Salmanasar III ordenó labrar también una especie de pequeño obelisco de piedra negra que apareció en el palacio de Kalakh. Tiene unos tres metros de altura y es famoso por el interés histórico de sus relieves esculpidos el año treinta y uno de su reinado (827 a.C). En una de sus caras aparece el rey Jehú de Samaría, arrodillado y besando el polvo ante los pies de Salmanasar.
¿Quién reconocería en aquel pobre diablo humillado al rey Jehú, al que la Biblia dedica dos largos capítulos del Libro de los Reyes para ensalzar sus hazañas guerreras como ejecutor de los designios de Jehová?
Sin embargo, es indudable que aquel miserable príncipe postrado en tierra y sin armas es Jehú, el que según la Biblia mató a los reyes Joram y Ahazia y a la reina Jezabel, maldecida por el profeta Elíseo. En la inscripción del obelisco, Salmanasar dice de él simplemente: «Tributo de Jehú, hijo de Omri: plata, oro, vasos de oro, jarros de oro, plomo, estacas y lanzas recibí de él». Ya se puede suponer la sensación que causó entre los protestantes ingleses, todos inveterados lectores de la Biblia, el traslado de este monumento al British Museum a mediados del siglo pasado.
La plástica asiria está representada sobre todo en los relieves de sus palacios. Se trata de una versión oficial, es decir, cuidadosamente censurada, de las hazañas de sus soberanos.
Bajo aquel régimen dictatorial, los escultores -igual que los escribas- eran ejecutantes dóciles de la propaganda oficial dirigida. Los reyes asirios son siempre personajes altos y majestuosos, tan parecidos entre sí que los arqueólogos no saben reconocerlos cuando no hay las inevitables inscripciones. Los temas de estas formidables creaciones propagandísticas pueden agruparse en tres series: la guerra, la caza y las ceremonias religiosas.

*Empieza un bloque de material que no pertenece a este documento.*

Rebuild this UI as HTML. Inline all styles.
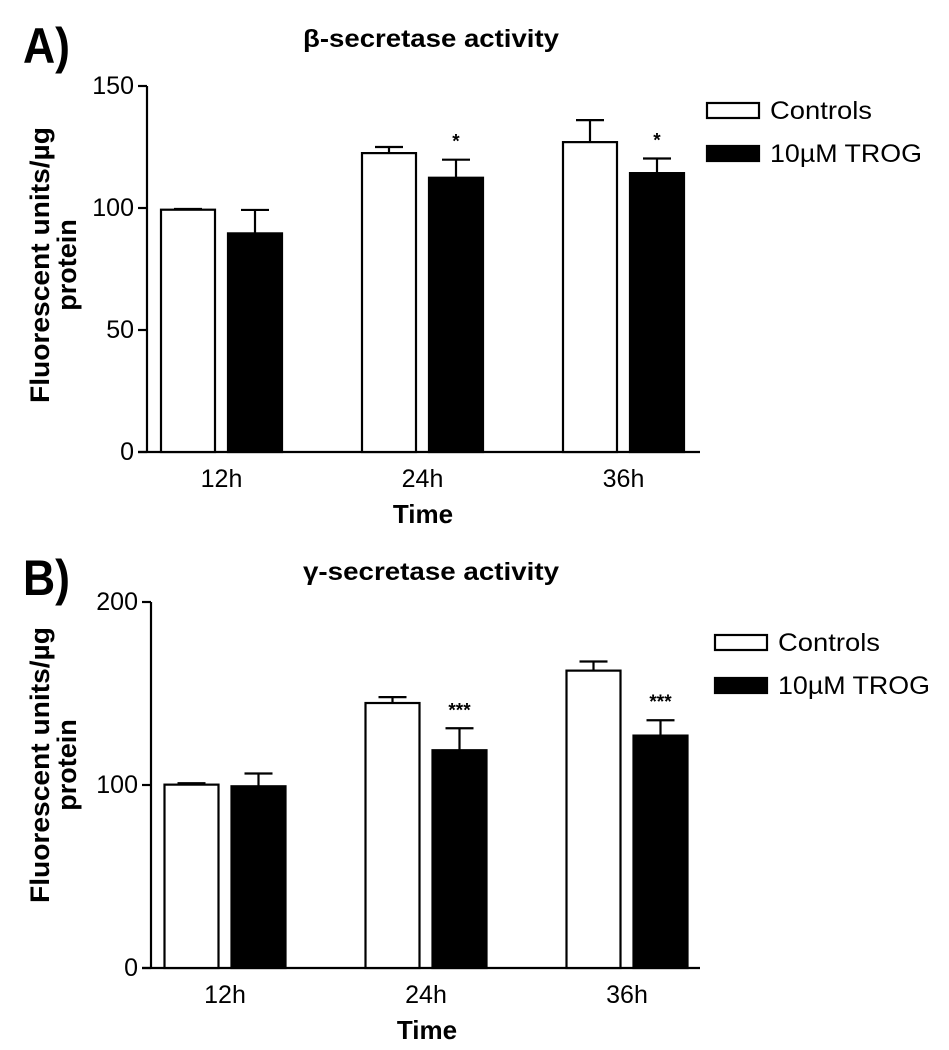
<!DOCTYPE html>
<html><head><meta charset="utf-8"><style>
body{margin:0;background:#fff;}
svg{display:block;font-family:"Liberation Sans",sans-serif;}
</style></head><body>
<svg id="fig" width="949" height="1050"></svg>
<script>
const categories=["12h","24h","36h"];
const aControls=[99.3,122.5,127];
const aControlsErr=[0.3,2.5,9];
const aTrog=[89.6,112.4,114.3];
const aTrogErr=[9.6,7.4,6];
const aSig=["","*","*"];
const aTicks=[0,50,100,150];
const bControls=[100.2,144.8,162.5];
const bControlsErr=[0.8,3.2,5];
const bTrog=[99.3,119,127];
const bTrogErr=[7,12,8.4];
const bSig=["","***","***"];
const bTicks=[0,100,200];

const NS="http://www.w3.org/2000/svg";
const svg=document.getElementById('fig');
function mk(tag,attrs,parent,text){const e=document.createElementNS(NS,tag);for(const k in attrs)e.setAttribute(k,attrs[k]);if(text!==undefined)e.textContent=text;(parent||svg).appendChild(e);return e;}

function panel(p){
  const g=mk('g',{});
  
  
  const y=v=>p.y0-(v-p.ymin)/(p.ymax-p.ymin)*(p.y0-p.y1);
  const grpX=i=>p.x0+p.gofs+i*201;
  const bw=54, gap=13;
  let t=mk('text',{x:23,y:p.letterY,'font-size':50,'font-weight':'bold',textLength:47,lengthAdjust:'spacingAndGlyphs'},g,p.letter);
  
  
  t=mk('text',{x:303,y:p.titleY,'font-size':25,'font-weight':'bold',textLength:256,lengthAdjust:'spacingAndGlyphs'},g,p.title);
  
  
  let a=mk('line',{x1:p.x0,y1:y(p.ymax),x2:p.x0,y2:p.y0,stroke:'#000','stroke-width':2.2},g);
  
  
  a=mk('line',{x1:p.x0-9,y1:p.y0,x2:p.xend,y2:p.y0,stroke:'#000','stroke-width':2.2},g);
  
  
  p.ticks.forEach(v=>{
    const l=mk('line',{x1:p.x0-9,y1:y(v),x2:p.x0,y2:y(v),stroke:'#000','stroke-width':2.2},g);
    
    
    const tl=mk('text',{x:p.x0-13,y:y(v)+8,'font-size':25,'text-anchor':'end'},g,String(v));
    
    
  });
  const yl=mk('text',{transform:`translate(49,${p.ylabC}) rotate(-90)`,'font-size':27,'font-weight':'bold','text-anchor':'middle'},g);
  
  
  mk('tspan',{x:0,dy:0,textLength:276,lengthAdjust:'spacingAndGlyphs'},yl,'Fluorescent units/\u00b5g');
  mk('tspan',{x:0,dy:27},yl,'protein');
  const xt=mk('text',{x:p.x0+276,y:p.y0+71,'font-size':26,'font-weight':'bold','text-anchor':'middle'},g,'Time');
  
  
  categories.forEach((c,i)=>{
    const gx=grpX(i);
    [[p.ctrl,p.ctrlErr,'#fff','control'],[p.trog,p.trogErr,'#000','trog']].forEach((s,j)=>{
      const bx=gx+j*(bw+gap), v=s[0][i], e=s[1][i];
      const cx=bx+bw/2;
      const el=mk('line',{x1:cx,y1:y(v),x2:cx,y2:y(v+e),stroke:'#000','stroke-width':2.2},g);
      
      
      const ec=mk('line',{x1:cx-14,y1:y(v+e),x2:cx+14,y2:y(v+e),stroke:'#000','stroke-width':2.2},g);
      
      
      const r=mk('rect',{x:bx,y:y(v),width:bw,height:p.y0-y(v),fill:s[2],stroke:'#000','stroke-width':2.2},g);
      
      
      if(j===1&&p.sig[i]){
        const st=mk('text',{x:cx,y:y(v+e)-12,'font-size':19,'font-weight':'bold','text-anchor':'middle'},g,p.sig[i]);
        
        
      }
    });
    const cl=mk('text',{x:gx+(2*bw+gap)/2,y:p.y0+35,'font-size':25,'text-anchor':'middle'},g,c);
    
    
  });
  [['Controls','#fff',102],['10\u00b5M TROG','#000',152]].forEach((L,k)=>{
    const ly=p.legY+k*43;
    const r=mk('rect',{x:p.legX,y:ly-7,width:52,height:15,fill:L[1],stroke:'#000','stroke-width':2.2},g);
    
    
    const lt=mk('text',{x:p.legX+63,y:ly+9,'font-size':25,textLength:L[2],lengthAdjust:'spacingAndGlyphs'},g,L[0]);
    
    
  });
}
panel({id:'beta',letter:'A)',letterY:63,title:'\u03b2-secretase activity',titleY:47,x0:147,y0:452,y1:86,ymin:0,ymax:150,ticks:aTicks,
  ctrl:aControls,ctrlErr:aControlsErr,trog:aTrog,trogErr:aTrogErr,sig:aSig,gofs:14,xend:700,ylabC:265,legX:707,legY:110});
panel({id:'gamma',letter:'B)',letterY:595,title:'\u03b3-secretase activity',titleY:580,x0:151,y0:968,y1:602,ymin:0,ymax:200,ticks:bTicks,
  ctrl:bControls,ctrlErr:bControlsErr,trog:bTrog,trogErr:bTrogErr,sig:bSig,gofs:13.5,xend:700,ylabC:765,legX:715,legY:642});
</script>
</body></html>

Naturalmente, la guerra es el tema que se encuentra con mayor frecuencia. Los escultores ilustran con imágenes la misma ferocidad de que hacen gala los reyes asirios en sus relatos escritos: el monarca, a caballo o en su carro de guerra, atraviesa paisajes en los que se amontonan las ejecuciones, las matanzas en masa y las más horribles escenas de torturas. Largas filas de poblaciones deportadas, con mujeres y niños, son conducidas por los soldados a los campos de concentración y a los trabajos forzados.
Sargón en Jorsabad y Senaquerib en Nínive parecen proclamar satisfechos «¡Ay de los vencidos!» en las inacabables escenas de carnicería y de brutalidad. Assurnazirpal II en Kalakh hace ilustrar escenas que, además, describe con inscripciones como ésta: «Levanté un pilar a la entrada de la ciudad para colgar los pellejos de los príncipes a los que hice arrancar la piel. Algunas pieles estaban en el pilar, otras colgadas de estacas a su alrededor. A algunos rebeldes sólo los hice descuartizar».